![](https://ffxiv-roleplayers.com/mybb18/images/reksio/flecha.png)
(07-12-2013, 11:55 PM)ManaaniWanderer Wrote: There is an IC explanation for why teleport costs gil-namely to pay back the loans from Ul'Dah business men that financed the repair and reconstruction of the Atheyirite camps after the Calamity. Source-the NPC who approaches you after you atune yourself to the crystal in your starting city.
The original aetherytes were Allagan relics that had been in use for... well, basically since the Allagan Empire was in power, and they were not only a source of cheap, easy transport, but each Aetheryte also supported one or more remote gates, at a fraction of the size of the current aetheryte crystals.
Then Atmos showed up and messed them all up. An odd side-effect of that was, for a short while, you could teleport with no anima cost.
Then they all blew up. It's possible the old anima cost was actually some sort of in-built safety system by the Allagans to avoid overuse.
The current Aetherytes are much larger and more imposing, but by definition less sophisticated. They're essentially as close as they can currently get to the old aetherytes, and for the most part they work well. They can't support aetherial gates, however, and I imagine they require upkeep (No anima system, after all), whereas the old ones were basically designed to function forever with no maintenance.
Re-creating such a network obviously wasn't cheap, so a teleport fee is only natural.
Adventurers can probably be considered to be nontypical as far as wealth. The average refugee might have to scrape to afford a prime cut of dodo to treat her kids, whereas the same cut is essentially vendor trash to an adventurer. But at the same time, our characters are considerably healthier and more skilled than the average. Threats that could spell the end of normal people are almost trivial to us.
I imagine there are tradeoffs. Adventurers have a high mortality rate, thanks to the danger of our profession, and in the storyline you see a few adventuring groups have some fatalities (Getting whisked back to your homepoint on defeat seems to be rare or nonexistent in game lore, and I would suggest it might be treated as a game mechanic only)

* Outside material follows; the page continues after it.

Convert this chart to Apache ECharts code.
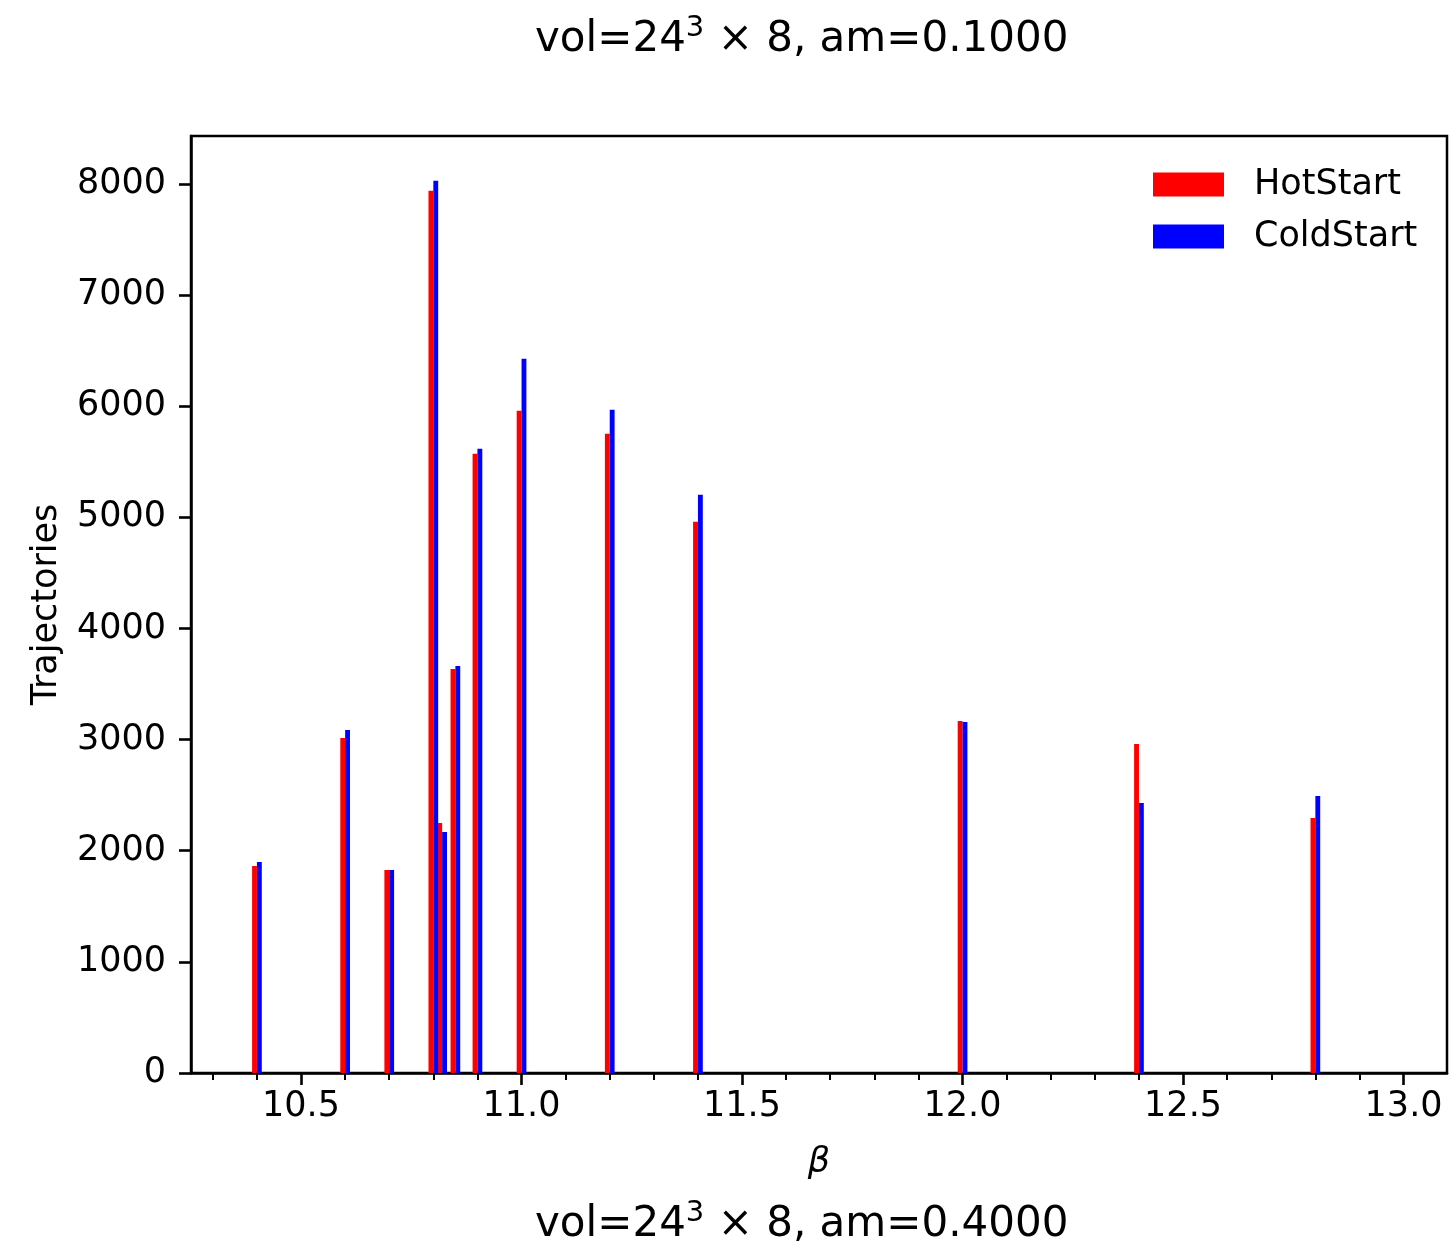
<!DOCTYPE html>
<html>
<head>
<meta charset="utf-8">
<script src="https://cdn.jsdelivr.net/npm/echarts@6/dist/echarts.min.js"></script>
<style>html,body{margin:0;padding:0;background:#fff}#c{width:1450px;height:1247px}</style>
</head>
<body>
<div id="c"></div>
<script>
// ---- data ----
const betas      = [10.4, 10.6, 10.7, 10.8, 10.82, 10.85, 10.9, 11.0, 11.2, 11.4, 12.0, 12.4, 12.8];
const hotStart   = [1863, 3015, 1827, 7939, 2250, 3636, 5572, 5959, 5752, 4960, 3168, 2961, 2295];
const coldStart  = [1899, 3087, 1827, 8029, 2169, 3663, 5617, 6427, 5968, 5203, 3159, 2430, 2493];
const xMajorTicks = [10.5, 11.0, 11.5, 12.0, 12.5, 13.0];
const xMinorTicks = [10.3, 10.4, 10.6, 10.7, 10.8, 10.9, 11.1, 11.2, 11.3, 11.4, 11.6, 11.7, 11.8, 11.9,
                     12.1, 12.2, 12.3, 12.4, 12.6, 12.7, 12.8, 12.9];
const yTicks = [0, 1000, 2000, 3000, 4000, 5000, 6000, 7000, 8000];
const seriesNames = ['HotStart', 'ColdStart'];
const topTitle = 'am=0.1000';
const bottomTitle = 'am=0.4000';

// ---- chart ----
const FONT = 'DejaVu Sans';
const FS = 35;
const barW = 0.011;
function makeRender(side) {
  return function (params, api) {
    const x = api.value(0), y = api.value(1);
    const x0 = side < 0 ? x - barW : x;
    const p0 = api.coord([x0, y]);
    const p1 = api.coord([x0 + barW, 0]);
    return { type: 'rect',
      shape: { x: p0[0], y: p0[1], width: p1[0] - p0[0], height: p1[1] - p0[1] },
      style: { fill: api.visual('color') } };
  };
}
const xMin = 10.2505, xMax = 13.0985, yMax = 8431;
const chart = echarts.init(document.getElementById('c'), null, { renderer: 'canvas' });
const titleRich = { sup: { fontSize: 29, fontFamily: FONT, color: '#000', padding: [0, 0, 24, 0] } };
chart.setOption({
  animation: false,
  backgroundColor: '#fff',
  textStyle: { fontFamily: FONT, color: '#000' },
  title: [
    { text: 'vol=24{sup|3} × 8, ' + topTitle, left: 535, top: 14, padding: 0,
      textStyle: { fontFamily: FONT, fontSize: 42, fontWeight: 'normal', color: '#000', rich: titleRich } },
    { text: 'vol=24{sup|3} × 8, ' + bottomTitle, left: 535, top: 1199, padding: 0,
      textStyle: { fontFamily: FONT, fontSize: 42, fontWeight: 'normal', color: '#000', rich: titleRich } }
  ],
  legend: {
    orient: 'vertical', left: 1153, top: 167, padding: 0,
    itemWidth: 71, itemHeight: 24, itemGap: 17,
    data: seriesNames.map(n => ({ name: n, icon: 'rect' })),
    textStyle: { fontFamily: FONT, fontSize: FS, color: '#000', padding: [0, 0, 0, 25] }
  },
  grid: { left: 191, top: 136, right: 3, bottom: 174, show: true, borderColor: '#000', borderWidth: 2.5, containLabel: false },
  xAxis: [
    { type: 'value', min: xMin, max: xMax, position: 'bottom',
      name: 'β', nameLocation: 'middle', nameGap: 72,
      nameTextStyle: { fontFamily: FONT, fontSize: FS, fontStyle: 'italic', color: '#000' },
      axisLine: { show: true, lineStyle: { color: '#000', width: 2.5 } },
      axisTick: { show: true, length: 12, lineStyle: { color: '#000', width: 2.6 }, customValues: xMajorTicks },
      axisLabel: { show: true, margin: 16, fontFamily: FONT, fontSize: FS, color: '#000',
        customValues: xMajorTicks, formatter: v => Number(v).toFixed(1) },
      splitLine: { show: false } },
    { type: 'value', min: xMin, max: xMax, position: 'bottom', gridIndex: 0,
      axisLine: { show: false },
      axisTick: { show: true, length: 7, lineStyle: { color: '#000', width: 2 }, customValues: xMinorTicks },
      axisLabel: { show: false },
      splitLine: { show: false } }
  ],
  yAxis: {
    type: 'value', min: 0, max: yMax,
    name: 'Trajectories', nameLocation: 'middle', nameRotate: 90, nameGap: 127,
    nameTextStyle: { fontFamily: FONT, fontSize: FS, color: '#000' },
    axisLine: { show: true, lineStyle: { color: '#000', width: 2.5 } },
    axisTick: { show: true, length: 12, lineStyle: { color: '#000', width: 2.6 }, customValues: yTicks },
    axisLabel: { show: true, margin: 25, fontFamily: FONT, fontSize: FS, color: '#000',
      customValues: yTicks, formatter: v => String(v) },
    splitLine: { show: false }
  },
  series: [
    { name: seriesNames[0], type: 'custom', xAxisIndex: 0, itemStyle: { color: '#ff0000' },
      renderItem: makeRender(-1), data: betas.map((b, i) => [b, hotStart[i]]) },
    { name: seriesNames[1], type: 'custom', xAxisIndex: 0, itemStyle: { color: '#0000ff' },
      renderItem: makeRender(1), data: betas.map((b, i) => [b, coldStart[i]]) }
  ]
});
</script>
</body>
</html>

So, we live hard, make good money, and even the poorest adventurer is better off than the refugees by level 5 or 10 (But the assumption is many don't SURVIVE that long). However... we're also taking disproportionately huge risks. And in addition to that, the tools of our trade are by necessity expensive.
And for those who craft... skilled labor is always more valuable than nonskilled, and even as a manual laborer like a miner, it's implied you have the skills and sense to actually follow the veins and mine selectively, rather than just swing a pickaxe at rock and hope for the best.
So, a successful adventurer is likely always going to be seen as affluent, or at least well off. We're not sen as homeless vagrants because we're scary competent. But at the same time, we're not envied because the stuff we do is dangerous, difficult, and requires us to farm most of our money back into our trade to make a go of it.